Word for word, print each line of the listing below; pictures stay out.

┄┄┄┄┄┄┄┄┄┄

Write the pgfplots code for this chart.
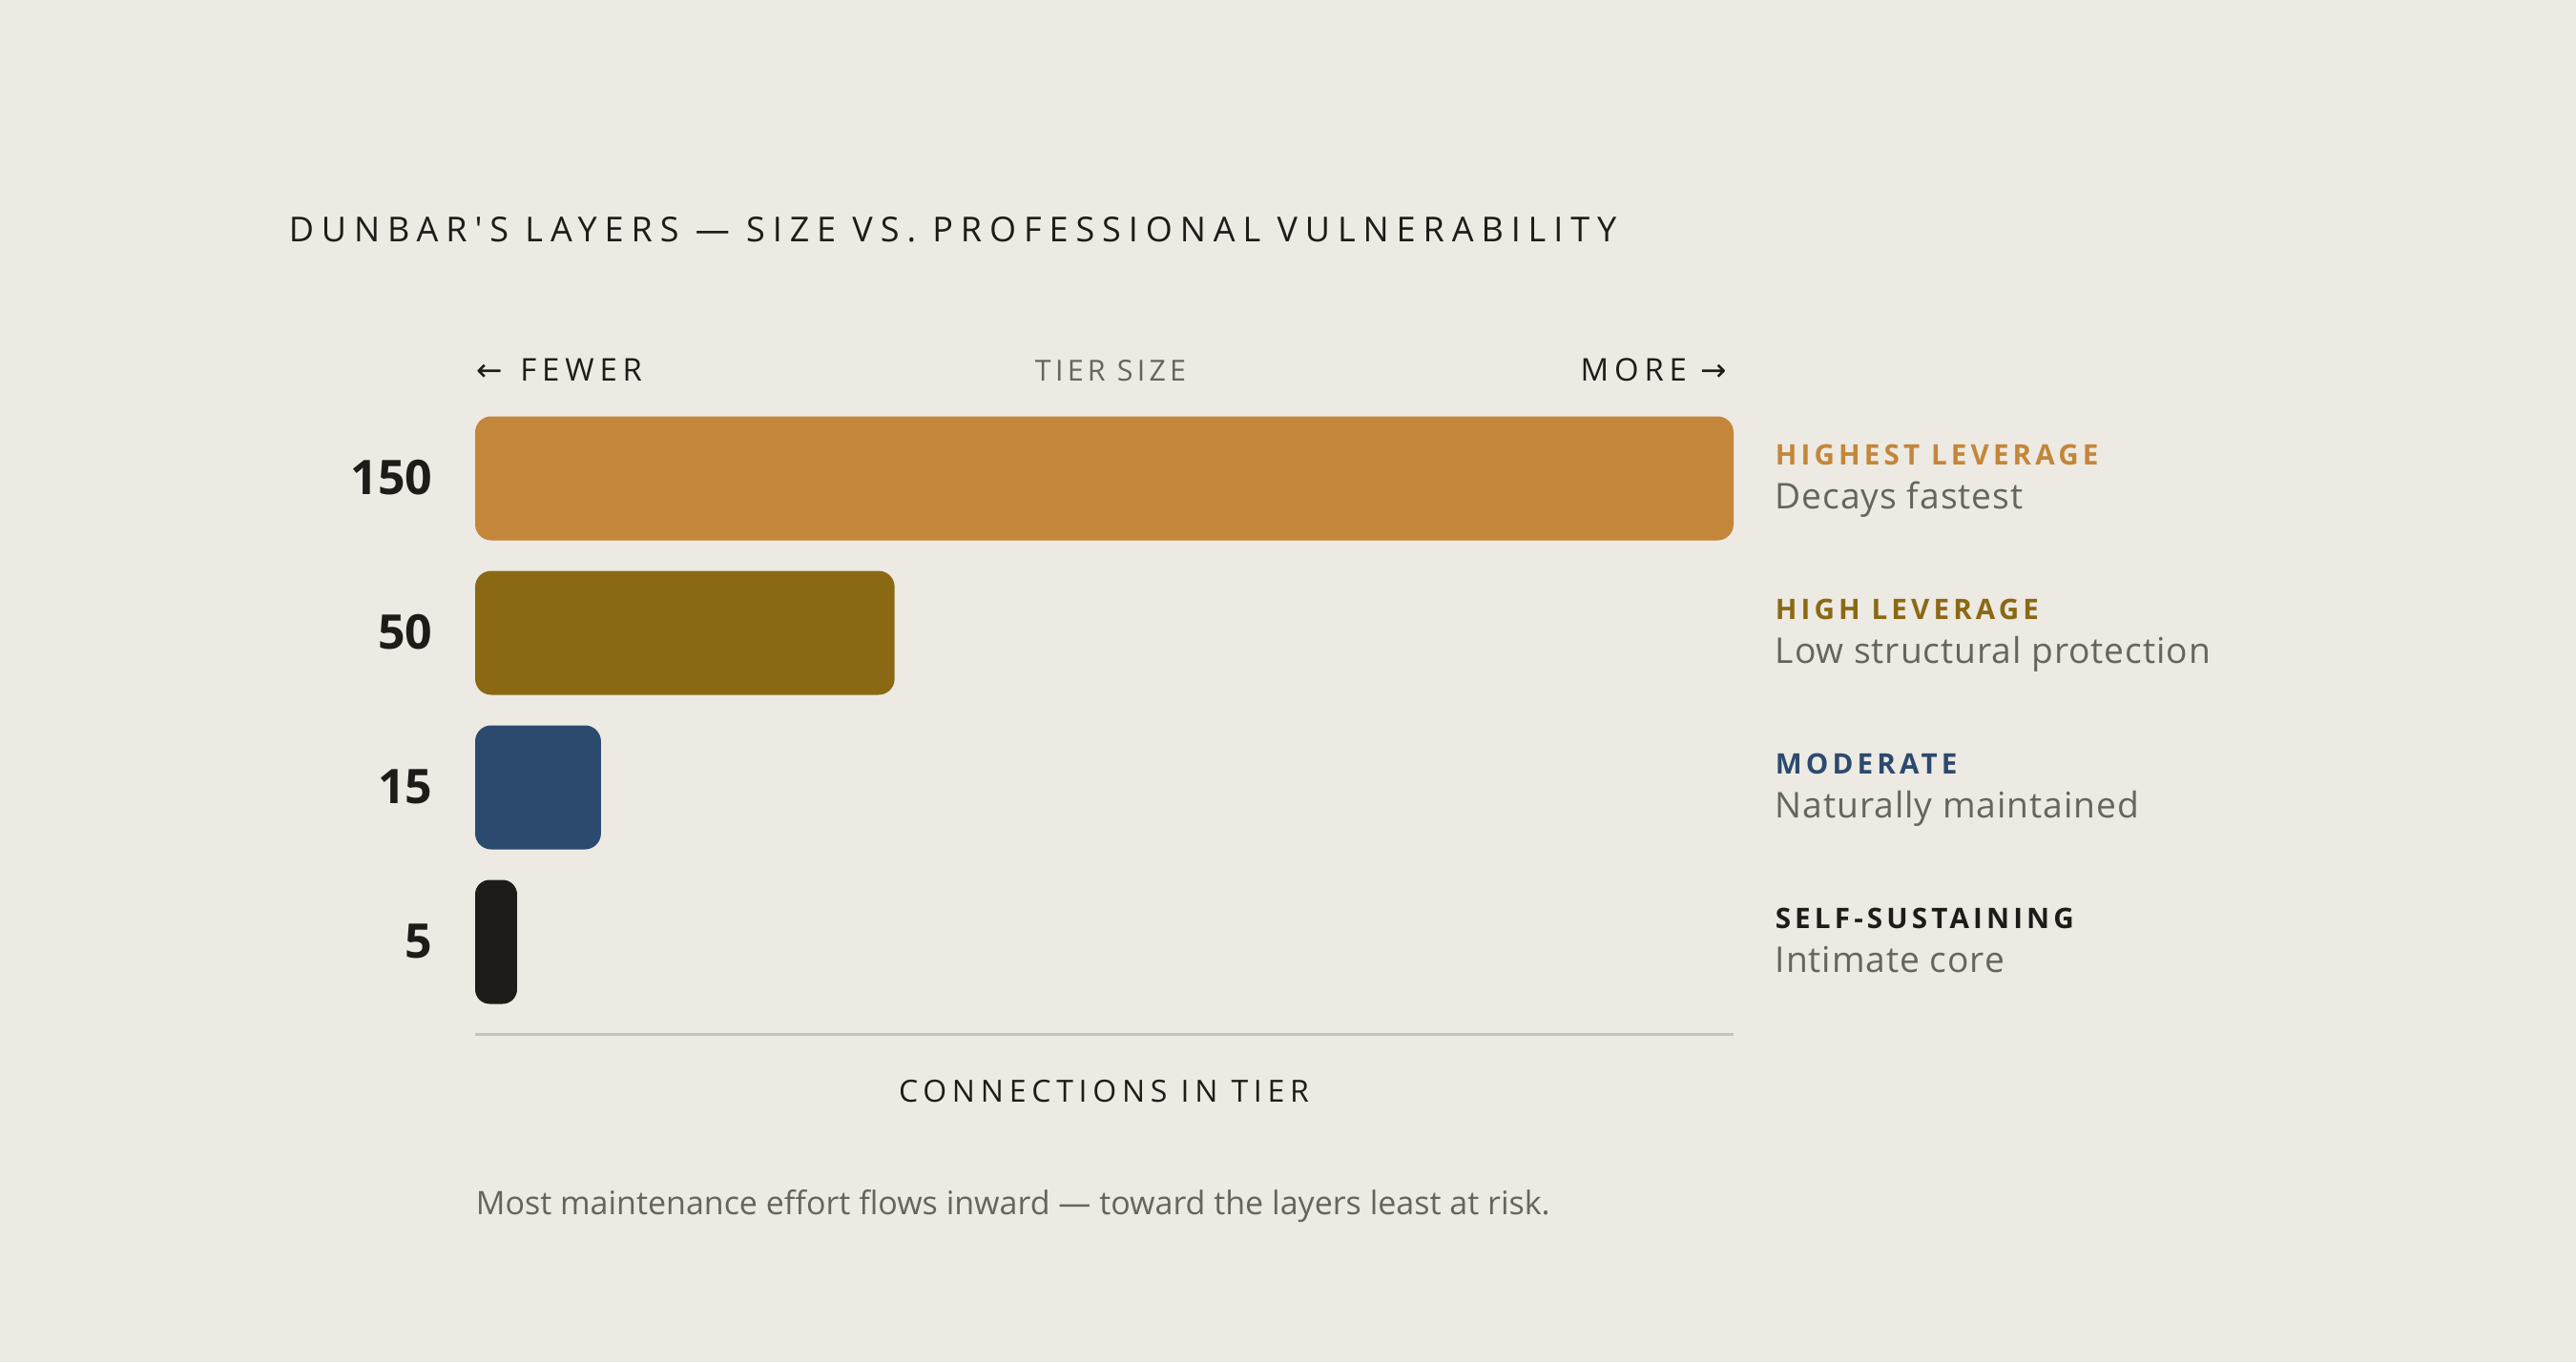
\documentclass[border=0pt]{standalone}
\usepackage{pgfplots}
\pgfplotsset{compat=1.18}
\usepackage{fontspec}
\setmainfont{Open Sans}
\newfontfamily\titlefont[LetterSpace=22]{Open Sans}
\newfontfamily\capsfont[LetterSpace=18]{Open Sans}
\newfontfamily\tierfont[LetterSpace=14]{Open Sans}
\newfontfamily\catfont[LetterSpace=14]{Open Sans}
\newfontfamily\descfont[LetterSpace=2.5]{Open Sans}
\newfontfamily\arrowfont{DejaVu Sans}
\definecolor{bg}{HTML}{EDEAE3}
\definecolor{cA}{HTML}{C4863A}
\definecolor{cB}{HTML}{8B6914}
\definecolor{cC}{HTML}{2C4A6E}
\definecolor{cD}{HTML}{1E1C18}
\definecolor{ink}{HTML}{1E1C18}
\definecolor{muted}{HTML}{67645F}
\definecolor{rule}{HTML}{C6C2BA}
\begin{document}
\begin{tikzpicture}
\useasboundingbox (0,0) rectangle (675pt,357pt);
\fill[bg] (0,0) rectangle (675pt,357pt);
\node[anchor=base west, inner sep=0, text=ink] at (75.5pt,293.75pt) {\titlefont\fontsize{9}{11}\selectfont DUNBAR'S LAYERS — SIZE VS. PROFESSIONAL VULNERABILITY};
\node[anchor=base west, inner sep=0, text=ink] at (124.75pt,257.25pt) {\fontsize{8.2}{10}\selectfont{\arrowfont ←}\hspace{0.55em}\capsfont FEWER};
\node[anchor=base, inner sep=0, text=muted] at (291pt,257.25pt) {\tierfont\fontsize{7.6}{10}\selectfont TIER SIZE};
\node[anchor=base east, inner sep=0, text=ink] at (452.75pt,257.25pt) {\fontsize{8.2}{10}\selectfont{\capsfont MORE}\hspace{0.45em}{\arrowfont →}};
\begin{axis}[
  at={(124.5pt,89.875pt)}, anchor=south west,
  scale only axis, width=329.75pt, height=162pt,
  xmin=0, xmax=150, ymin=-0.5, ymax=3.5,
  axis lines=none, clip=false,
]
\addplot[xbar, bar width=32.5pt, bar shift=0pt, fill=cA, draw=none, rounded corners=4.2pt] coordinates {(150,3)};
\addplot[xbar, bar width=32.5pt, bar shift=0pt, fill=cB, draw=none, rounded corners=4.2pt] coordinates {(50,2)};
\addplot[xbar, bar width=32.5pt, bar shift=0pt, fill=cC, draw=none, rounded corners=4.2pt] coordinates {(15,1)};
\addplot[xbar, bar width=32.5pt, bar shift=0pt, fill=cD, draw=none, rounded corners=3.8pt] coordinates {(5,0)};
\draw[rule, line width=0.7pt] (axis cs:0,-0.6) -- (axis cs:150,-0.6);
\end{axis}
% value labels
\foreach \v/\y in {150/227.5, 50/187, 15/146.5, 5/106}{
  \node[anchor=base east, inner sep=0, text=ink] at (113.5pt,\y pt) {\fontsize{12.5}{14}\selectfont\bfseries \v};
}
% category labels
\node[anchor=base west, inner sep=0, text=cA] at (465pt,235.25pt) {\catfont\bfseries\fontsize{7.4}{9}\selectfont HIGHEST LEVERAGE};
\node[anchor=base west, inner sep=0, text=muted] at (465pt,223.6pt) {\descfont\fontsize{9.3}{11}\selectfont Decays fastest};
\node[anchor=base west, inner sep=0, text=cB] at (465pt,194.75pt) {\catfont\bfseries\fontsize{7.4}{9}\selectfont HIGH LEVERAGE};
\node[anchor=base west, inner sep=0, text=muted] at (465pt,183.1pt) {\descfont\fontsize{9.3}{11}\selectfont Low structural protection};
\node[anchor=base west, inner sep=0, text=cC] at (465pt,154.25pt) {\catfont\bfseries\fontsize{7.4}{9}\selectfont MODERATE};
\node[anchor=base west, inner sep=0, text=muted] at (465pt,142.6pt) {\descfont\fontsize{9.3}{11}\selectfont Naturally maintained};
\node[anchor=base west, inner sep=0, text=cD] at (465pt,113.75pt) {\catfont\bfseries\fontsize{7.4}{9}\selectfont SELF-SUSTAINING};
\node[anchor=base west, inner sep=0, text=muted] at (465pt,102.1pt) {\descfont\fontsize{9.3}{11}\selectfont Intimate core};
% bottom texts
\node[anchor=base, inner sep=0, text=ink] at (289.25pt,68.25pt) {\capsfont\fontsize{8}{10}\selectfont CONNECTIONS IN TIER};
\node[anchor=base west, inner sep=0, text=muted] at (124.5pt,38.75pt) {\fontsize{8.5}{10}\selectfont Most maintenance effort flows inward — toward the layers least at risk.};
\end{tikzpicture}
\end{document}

┄┄┄┄┄┄┄┄┄┄

TASK OUTPUT:
Write the pgfplots code for this chart.
\documentclass[border=0pt]{standalone}
\usepackage{pgfplots}
\pgfplotsset{compat=1.18}
\usepackage{fontspec}
\setmainfont{Open Sans}
\newfontfamily\titlefont[LetterSpace=22]{Open Sans}
\newfontfamily\capsfont[LetterSpace=18]{Open Sans}
\newfontfamily\tierfont[LetterSpace=14]{Open Sans}
\newfontfamily\catfont[LetterSpace=14]{Open Sans}
\newfontfamily\descfont[LetterSpace=2.5]{Open Sans}
\newfontfamily\arrowfont{DejaVu Sans}
\definecolor{bg}{HTML}{EDEAE3}
\definecolor{cA}{HTML}{C4863A}
\definecolor{cB}{HTML}{8B6914}
\definecolor{cC}{HTML}{2C4A6E}
\definecolor{cD}{HTML}{1E1C18}
\definecolor{ink}{HTML}{1E1C18}
\definecolor{muted}{HTML}{67645F}
\definecolor{rule}{HTML}{C6C2BA}
\begin{document}
\begin{tikzpicture}
\useasboundingbox (0,0) rectangle (675pt,357pt);
\fill[bg] (0,0) rectangle (675pt,357pt);
\node[anchor=base west, inner sep=0, text=ink] at (75.5pt,293.75pt) {\titlefont\fontsize{9}{11}\selectfont DUNBAR'S LAYERS — SIZE VS. PROFESSIONAL VULNERABILITY};
\node[anchor=base west, inner sep=0, text=ink] at (124.75pt,257.25pt) {\fontsize{8.2}{10}\selectfont{\arrowfont ←}\hspace{0.55em}\capsfont FEWER};
\node[anchor=base, inner sep=0, text=muted] at (291pt,257.25pt) {\tierfont\fontsize{7.6}{10}\selectfont TIER SIZE};
\node[anchor=base east, inner sep=0, text=ink] at (452.75pt,257.25pt) {\fontsize{8.2}{10}\selectfont{\capsfont MORE}\hspace{0.45em}{\arrowfont →}};
\begin{axis}[
  at={(124.5pt,89.875pt)}, anchor=south west,
  scale only axis, width=329.75pt, height=162pt,
  xmin=0, xmax=150, ymin=-0.5, ymax=3.5,
  axis lines=none, clip=false,
]
\addplot[xbar, bar width=32.5pt, bar shift=0pt, fill=cA, draw=none, rounded corners=4.2pt] coordinates {(150,3)};
\addplot[xbar, bar width=32.5pt, bar shift=0pt, fill=cB, draw=none, rounded corners=4.2pt] coordinates {(50,2)};
\addplot[xbar, bar width=32.5pt, bar shift=0pt, fill=cC, draw=none, rounded corners=4.2pt] coordinates {(15,1)};
\addplot[xbar, bar width=32.5pt, bar shift=0pt, fill=cD, draw=none, rounded corners=3.8pt] coordinates {(5,0)};
\draw[rule, line width=0.7pt] (axis cs:0,-0.6) -- (axis cs:150,-0.6);
\end{axis}
% value labels
\foreach \v/\y in {150/227.5, 50/187, 15/146.5, 5/106}{
  \node[anchor=base east, inner sep=0, text=ink] at (113.5pt,\y pt) {\fontsize{12.5}{14}\selectfont\bfseries \v};
}
% category labels
\node[anchor=base west, inner sep=0, text=cA] at (465pt,235.25pt) {\catfont\bfseries\fontsize{7.4}{9}\selectfont HIGHEST LEVERAGE};
\node[anchor=base west, inner sep=0, text=muted] at (465pt,223.6pt) {\descfont\fontsize{9.3}{11}\selectfont Decays fastest};
\node[anchor=base west, inner sep=0, text=cB] at (465pt,194.75pt) {\catfont\bfseries\fontsize{7.4}{9}\selectfont HIGH LEVERAGE};
\node[anchor=base west, inner sep=0, text=muted] at (465pt,183.1pt) {\descfont\fontsize{9.3}{11}\selectfont Low structural protection};
\node[anchor=base west, inner sep=0, text=cC] at (465pt,154.25pt) {\catfont\bfseries\fontsize{7.4}{9}\selectfont MODERATE};
\node[anchor=base west, inner sep=0, text=muted] at (465pt,142.6pt) {\descfont\fontsize{9.3}{11}\selectfont Naturally maintained};
\node[anchor=base west, inner sep=0, text=cD] at (465pt,113.75pt) {\catfont\bfseries\fontsize{7.4}{9}\selectfont SELF-SUSTAINING};
\node[anchor=base west, inner sep=0, text=muted] at (465pt,102.1pt) {\descfont\fontsize{9.3}{11}\selectfont Intimate core};
% bottom texts
\node[anchor=base, inner sep=0, text=ink] at (289.25pt,68.25pt) {\capsfont\fontsize{8}{10}\selectfont CONNECTIONS IN TIER};
\node[anchor=base west, inner sep=0, text=muted] at (124.5pt,38.75pt) {\fontsize{8.5}{10}\selectfont Most maintenance effort flows inward — toward the layers least at risk.};
\end{tikzpicture}
\end{document}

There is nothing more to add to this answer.